Revolutionizing LLM Inference: PyramidInfer's Efficient KV Cache Compression

Discover how PyramidInfer, a novel approach to compressing the KV cache, enables efficient LLM inference, reducing GPU memory usage and increasing throughput while maintaining generation quality.

The Future of LLM Inference: Efficient KV Cache Compression with PyramidInfer

Large Language Models (LLMs) have revolutionized the field of natural language processing, but their scalability is limited by high GPU memory usage during inference. The KV cache, a critical component of LLMs, consumes a significant amount of memory, restricting the throughput of LLM inference on GPUs. To address this challenge, researchers have developed PyramidInfer, a novel approach that compresses the KV cache, enabling efficient LLM inference.

GPU memory usage during LLM inference

Existing methods reduce memory by compressing the KV cache but overlook inter-layer dependencies and pre-computation memory demands. PyramidInfer, on the other hand, retains only crucial context keys and values layer-by-layer, significantly reducing GPU memory usage. Inspired by recent tokens’ consistency in attention weights, this approach has been shown to improve throughput by 2.2x and reduce KV cache memory by over 54% compared to existing methods.

The importance of efficient strategies for handling the growing demand for chatbot queries cannot be overstated. One approach is increasing GPU memory through pipeline parallelism and KV cache offload, utilizing multiple GPUs or RAM. For limited GPU memory, reducing the KV cache is another option. Techniques like FlashAttention 2 and PagedAttention minimize memory waste by optimizing CUDA operations. Methods such as StreamingLLM, H2O, and Scissorhands compress the KV cache by focusing on recent context or attention mechanisms but overlook layer differences and prefill phase compression. PyramidInfer addresses these gaps by considering layer-specific compression in both phases.

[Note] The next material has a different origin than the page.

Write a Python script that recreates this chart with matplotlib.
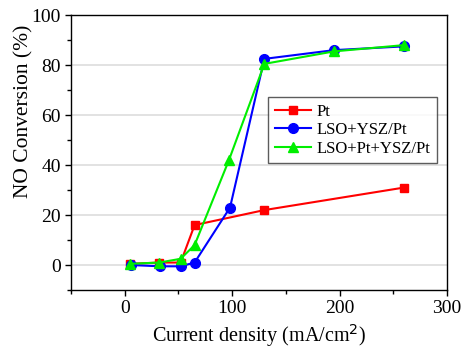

PyramidInfer’s layer-specific compression approach

The verification of the Inference Context Redundancy (ICR) and Recent Attention Consistency (RAC) hypotheses inspired the design of PyramidInfer. ICR posits that many context keys and values are redundant during inference and are only necessary in training to predict the next token. Experiments with a 40-layer LLaMA 2-13B model revealed that deeper layers have higher redundancy, allowing for significant KV cache reduction without affecting output quality. RAC confirms that certain keys and values are consistently attended by recent tokens, enabling the selection of pivotal contexts (PVCs) for efficient inference.

PyramidInfer’s performance was evaluated across various tasks and models, demonstrating significant reductions in GPU memory usage and increased throughput while maintaining generation quality. The evaluation included language modeling on wikitext-v2, LLM benchmarks like MMLU and BBH, mathematical reasoning with GSM8K, coding via HumanEval, conversation handling with MT-Bench, and long text summarization using LEval. PyramidInfer was tested on models such as LLaMA 2, LLaMA 2-Chat, Vicuna 1.5-16k, and CodeLLaMA across different sizes.

PyramidInfer’s performance evaluation across various tasks and models

In conclusion, PyramidInfer introduces an efficient method to compress the KV cache during both prefill and generation phases, inspired by ICR and RAC. This approach significantly reduces GPU memory usage without compromising model performance, making it ideal for deploying large language models in resource-constrained environments. Despite its effectiveness, PyramidInfer requires additional computation, limiting speedup with small batch sizes. As the first to compress the KV cache in the prefill phase, PyramidInfer is yet to be a lossless method, indicating potential for future improvements in this area.